--- Exercise prompt ---
Set down every entry word for word. Omit the pictures.

--- Provided entries ---
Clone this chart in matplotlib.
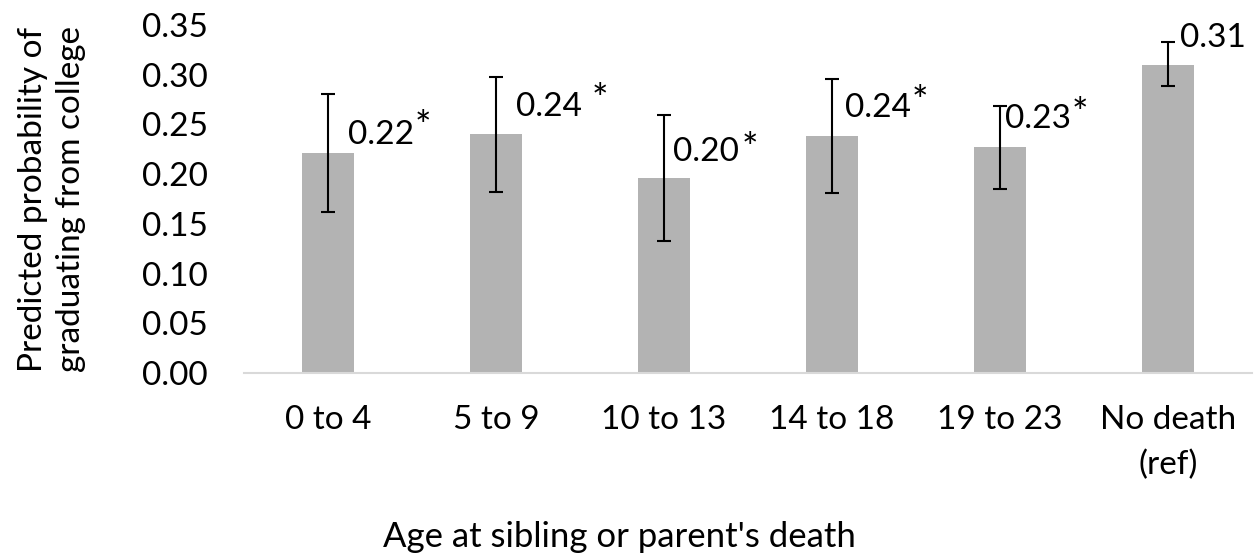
import matplotlib
matplotlib.use("Agg")
import matplotlib.pyplot as plt
import numpy as np

categories = ["0 to 4", "5 to 9", "10 to 13", "14 to 18", "19 to 23", "No death\n(ref)"]
values = [0.221, 0.240, 0.196, 0.238, 0.227, 0.310]
err_upper = [0.281, 0.298, 0.259, 0.296, 0.269, 0.333]
err_lower = [0.162, 0.182, 0.133, 0.181, 0.185, 0.289]
value_labels = ["0.22", "0.24", "0.20", "0.24", "0.23", "0.31"]
significant = [True, True, True, True, True, False]

# label placement offsets in pixels (style only)
label_dx = [20, 20, 9, 13, 5, 12]
label_dy = [18, 27, 26, 28, 28, 27]
star_dx = [95, 104, 86, 88, 80, 0]
star_dy = [33, 41, 36, 41, 40, 0]

plt.rcParams['font.family'] = ['Lato', 'DejaVu Sans']
FS = 24

fig = plt.figure(figsize=(12.57, 5.55), dpi=100)
ax = fig.add_axes([244/1257, (555-373)/555, (1252-244)/1257, (373-25)/555])

x = np.arange(len(categories))
vals = np.array(values)
yerr = np.array([vals - np.array(err_lower), np.array(err_upper) - vals])
ax.bar(x, vals, width=0.315, color="#b3b3b3", zorder=2)
ax.errorbar(x, vals, yerr=yerr, fmt="none", ecolor="black", elinewidth=1.5,
            capsize=5, capthick=1.5, zorder=3)

for i in range(len(categories)):
    ax.annotate(value_labels[i], (x[i], vals[i]), xytext=(label_dx[i], label_dy[i]),
                textcoords="offset pixels", ha="left", va="center", fontsize=FS)
    if significant[i]:
        ax.annotate("*", (x[i], vals[i]), xytext=(star_dx[i], star_dy[i] - 8),
                    textcoords="offset pixels", ha="center", va="center", fontsize=28)

ax.set_xlim(-0.5, len(categories) - 0.5)
ax.set_ylim(0, 0.35)
ax.set_yticks(np.arange(0, 0.351, 0.05))
ax.set_yticklabels([f"{t:.2f}" for t in np.arange(0, 0.351, 0.05)], fontsize=FS)
ax.set_xticks(x)
ax.set_xticklabels(categories, fontsize=FS, va="top", linespacing=1.6)
ax.tick_params(axis="both", length=0)
ax.tick_params(axis="x", pad=23)
ax.tick_params(axis="y", pad=26)
for s in ["top", "right", "left"]:
    ax.spines[s].set_visible(False)
ax.spines["bottom"].set_color("#d9d9d9")
ax.spines["bottom"].set_linewidth(1.5)

ax.set_xlabel("Age at sibling or parent's death", fontsize=25, va="center")
ax.xaxis.set_label_coords((619 - 244) / 1008, (373 - 537) / 348)
ax.set_ylabel("Predicted probability of\ngraduating from college", fontsize=FS,
              va="center", linespacing=1.3)
ax.yaxis.set_label_coords((52 - 244) / 1008, 0.5)

fig.savefig("out.png", dpi=100)
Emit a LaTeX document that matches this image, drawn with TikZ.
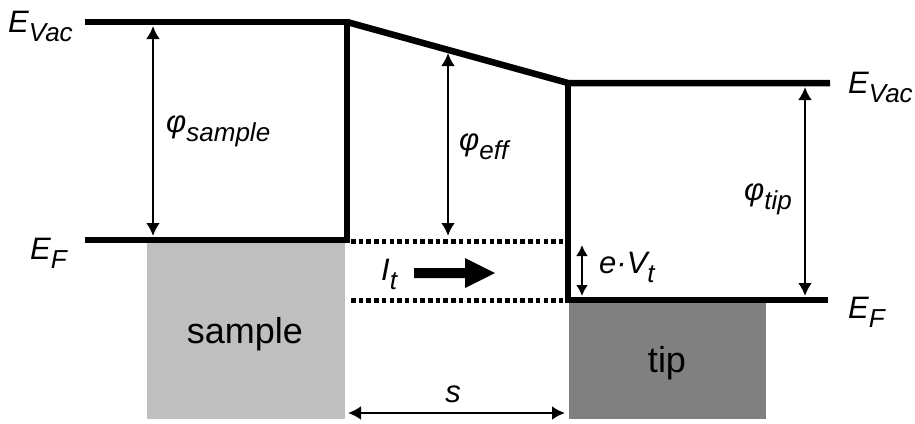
\documentclass[tikz,border=0pt]{standalone}
\usepackage{fontspec}
\setmainfont{Liberation Sans}
\usetikzlibrary{arrows.meta}
\newcommand{\lowsub}[1]{\raisebox{-9pt}{\fontsize{26}{26}\selectfont\itshape #1}}
\begin{document}
\begin{tikzpicture}[x=1pt,y=-1pt,
  band/.style={line width=6.5pt, line join=miter},
  dots/.style={line width=5pt, dash pattern=on 4.5pt off 3.2pt},
  dim/.style={line width=2.8pt, {Latex[length=13pt,width=14pt]}-{Latex[length=13pt,width=14pt]}},
  lbl/.style={font=\fontsize{31}{31}\selectfont\itshape, inner sep=0pt, anchor=base west},
  big/.style={font=\fontsize{36}{36}\selectfont, inner sep=0pt, anchor=base},
]
\useasboundingbox (0,0) rectangle (915,423);
% metal blocks
\fill[black!25] (147,243) rectangle (345,419);
\fill[black!50] (569,303) rectangle (766,419);
% key points
\coordinate (sv0) at (85,22);
\coordinate (sv1) at (347,22);
\coordinate (sf0) at (85,240);
\coordinate (sf1) at (347,240);
\coordinate (tv0) at (568,83);
\coordinate (tv1) at (830,83);
\coordinate (tf0) at (568,300);
\coordinate (tf1) at (828,300);
% bands
\draw[band] (sv0) -- (sv1) -- (sf1) -- (sf0);
\draw[band] (sv1) -- (tv0) -- (tv1);
\draw[band] (tv0) -- (tf0) -- (tf1);
% dotted continuation
\coordinate (d1a) at (351,241); \coordinate (d1b) at (565,241);
\coordinate (d2a) at (351,300); \coordinate (d2b) at (565,300);
\draw[dots] (d1a) -- (d1b);
\draw[dots] (d2a) -- (d2b);
% dimension arrows
\coordinate (ps0) at (153,26); \coordinate (ps1) at (153,236);
\coordinate (pe0) at (448,53); \coordinate (pe1) at (448,236);
\coordinate (pt0) at (805,87); \coordinate (pt1) at (805,296);
\coordinate (ev0) at (582,245); \coordinate (ev1) at (582,296);
\coordinate (s0) at (348,413); \coordinate (s1) at (565,413);
\draw[dim] (ps0) -- (ps1);
\draw[dim] (pe0) -- (pe1);
\draw[dim] (pt0) -- (pt1);
\draw[line width=2.5pt, {Latex[length=11pt,width=12pt]}-{Latex[length=11pt,width=12pt]}] (ev0) -- (ev1);
\draw[dim] (s0) -- (s1);
% current arrow
\fill (414,268) -- (465,268) -- (465,258) -- (495,273) -- (465,288) -- (465,278) -- (414,278) -- cycle;
% labels
\node[lbl] (evl) at (8,32) {E\lowsub{Vac}};
\node[lbl] (efl) at (30,259) {E\lowsub{F}};
\node[lbl] (phis) at (166,132) {φ\lowsub{sample}};
\node[lbl] (phie) at (459,150) {φ\lowsub{eff}};
\node[lbl] (it) at (381,280) {I\lowsub{t}};
\node[lbl] (ev) at (599,273) {e·V\lowsub{t}};
\node[lbl] (phit) at (744,200) {φ\lowsub{tip}};
\node[lbl] (evr) at (848,93) {E\lowsub{Vac}};
\node[lbl] (efr) at (848,318) {E\lowsub{F}};
\node[big] (samp) at (245,343) {sample};
\node[big] (tip) at (667,372) {tip};
\node[big, font=\fontsize{31}{31}\selectfont\itshape] (s) at (453,402) {s};
\end{tikzpicture}
\end{document}
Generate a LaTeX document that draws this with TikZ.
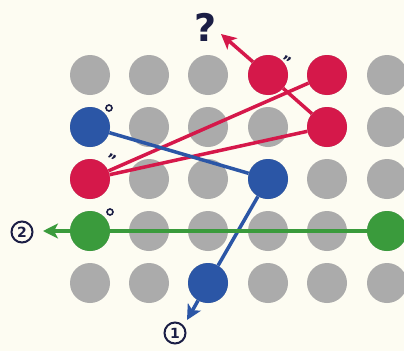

--- Result of this task ---
Clone this chart in matplotlib.
import matplotlib
matplotlib.use("Agg")
import matplotlib.pyplot as plt
import numpy as np

categories = ["0 to 4", "5 to 9", "10 to 13", "14 to 18", "19 to 23", "No death\n(ref)"]
values = [0.221, 0.240, 0.196, 0.238, 0.227, 0.310]
err_upper = [0.281, 0.298, 0.259, 0.296, 0.269, 0.333]
err_lower = [0.162, 0.182, 0.133, 0.181, 0.185, 0.289]
value_labels = ["0.22", "0.24", "0.20", "0.24", "0.23", "0.31"]
significant = [True, True, True, True, True, False]

# label placement offsets in pixels (style only)
label_dx = [20, 20, 9, 13, 5, 12]
label_dy = [18, 27, 26, 28, 28, 27]
star_dx = [95, 104, 86, 88, 80, 0]
star_dy = [33, 41, 36, 41, 40, 0]

plt.rcParams['font.family'] = ['Lato', 'DejaVu Sans']
FS = 24

fig = plt.figure(figsize=(12.57, 5.55), dpi=100)
ax = fig.add_axes([244/1257, (555-373)/555, (1252-244)/1257, (373-25)/555])

x = np.arange(len(categories))
vals = np.array(values)
yerr = np.array([vals - np.array(err_lower), np.array(err_upper) - vals])
ax.bar(x, vals, width=0.315, color="#b3b3b3", zorder=2)
ax.errorbar(x, vals, yerr=yerr, fmt="none", ecolor="black", elinewidth=1.5,
            capsize=5, capthick=1.5, zorder=3)

for i in range(len(categories)):
    ax.annotate(value_labels[i], (x[i], vals[i]), xytext=(label_dx[i], label_dy[i]),
                textcoords="offset pixels", ha="left", va="center", fontsize=FS)
    if significant[i]:
        ax.annotate("*", (x[i], vals[i]), xytext=(star_dx[i], star_dy[i] - 8),
                    textcoords="offset pixels", ha="center", va="center", fontsize=28)

ax.set_xlim(-0.5, len(categories) - 0.5)
ax.set_ylim(0, 0.35)
ax.set_yticks(np.arange(0, 0.351, 0.05))
ax.set_yticklabels([f"{t:.2f}" for t in np.arange(0, 0.351, 0.05)], fontsize=FS)
ax.set_xticks(x)
ax.set_xticklabels(categories, fontsize=FS, va="top", linespacing=1.6)
ax.tick_params(axis="both", length=0)
ax.tick_params(axis="x", pad=23)
ax.tick_params(axis="y", pad=26)
for s in ["top", "right", "left"]:
    ax.spines[s].set_visible(False)
ax.spines["bottom"].set_color("#d9d9d9")
ax.spines["bottom"].set_linewidth(1.5)

ax.set_xlabel("Age at sibling or parent's death", fontsize=25, va="center")
ax.xaxis.set_label_coords((619 - 244) / 1008, (373 - 537) / 348)
ax.set_ylabel("Predicted probability of\ngraduating from college", fontsize=FS,
              va="center", linespacing=1.3)
ax.yaxis.set_label_coords((52 - 244) / 1008, 0.5)

fig.savefig("out.png", dpi=100)
Emit a LaTeX document that matches this image, drawn with TikZ.
\documentclass[tikz,border=0pt]{standalone}
\usepackage{fontspec}
\setmainfont{Liberation Sans}
\usetikzlibrary{arrows.meta}
\newcommand{\lowsub}[1]{\raisebox{-9pt}{\fontsize{26}{26}\selectfont\itshape #1}}
\begin{document}
\begin{tikzpicture}[x=1pt,y=-1pt,
  band/.style={line width=6.5pt, line join=miter},
  dots/.style={line width=5pt, dash pattern=on 4.5pt off 3.2pt},
  dim/.style={line width=2.8pt, {Latex[length=13pt,width=14pt]}-{Latex[length=13pt,width=14pt]}},
  lbl/.style={font=\fontsize{31}{31}\selectfont\itshape, inner sep=0pt, anchor=base west},
  big/.style={font=\fontsize{36}{36}\selectfont, inner sep=0pt, anchor=base},
]
\useasboundingbox (0,0) rectangle (915,423);
% metal blocks
\fill[black!25] (147,243) rectangle (345,419);
\fill[black!50] (569,303) rectangle (766,419);
% key points
\coordinate (sv0) at (85,22);
\coordinate (sv1) at (347,22);
\coordinate (sf0) at (85,240);
\coordinate (sf1) at (347,240);
\coordinate (tv0) at (568,83);
\coordinate (tv1) at (830,83);
\coordinate (tf0) at (568,300);
\coordinate (tf1) at (828,300);
% bands
\draw[band] (sv0) -- (sv1) -- (sf1) -- (sf0);
\draw[band] (sv1) -- (tv0) -- (tv1);
\draw[band] (tv0) -- (tf0) -- (tf1);
% dotted continuation
\coordinate (d1a) at (351,241); \coordinate (d1b) at (565,241);
\coordinate (d2a) at (351,300); \coordinate (d2b) at (565,300);
\draw[dots] (d1a) -- (d1b);
\draw[dots] (d2a) -- (d2b);
% dimension arrows
\coordinate (ps0) at (153,26); \coordinate (ps1) at (153,236);
\coordinate (pe0) at (448,53); \coordinate (pe1) at (448,236);
\coordinate (pt0) at (805,87); \coordinate (pt1) at (805,296);
\coordinate (ev0) at (582,245); \coordinate (ev1) at (582,296);
\coordinate (s0) at (348,413); \coordinate (s1) at (565,413);
\draw[dim] (ps0) -- (ps1);
\draw[dim] (pe0) -- (pe1);
\draw[dim] (pt0) -- (pt1);
\draw[line width=2.5pt, {Latex[length=11pt,width=12pt]}-{Latex[length=11pt,width=12pt]}] (ev0) -- (ev1);
\draw[dim] (s0) -- (s1);
% current arrow
\fill (414,268) -- (465,268) -- (465,258) -- (495,273) -- (465,288) -- (465,278) -- (414,278) -- cycle;
% labels
\node[lbl] (evl) at (8,32) {E\lowsub{Vac}};
\node[lbl] (efl) at (30,259) {E\lowsub{F}};
\node[lbl] (phis) at (166,132) {φ\lowsub{sample}};
\node[lbl] (phie) at (459,150) {φ\lowsub{eff}};
\node[lbl] (it) at (381,280) {I\lowsub{t}};
\node[lbl] (ev) at (599,273) {e·V\lowsub{t}};
\node[lbl] (phit) at (744,200) {φ\lowsub{tip}};
\node[lbl] (evr) at (848,93) {E\lowsub{Vac}};
\node[lbl] (efr) at (848,318) {E\lowsub{F}};
\node[big] (samp) at (245,343) {sample};
\node[big] (tip) at (667,372) {tip};
\node[big, font=\fontsize{31}{31}\selectfont\itshape] (s) at (453,402) {s};
\end{tikzpicture}
\end{document}
Generate a LaTeX document that draws this with TikZ.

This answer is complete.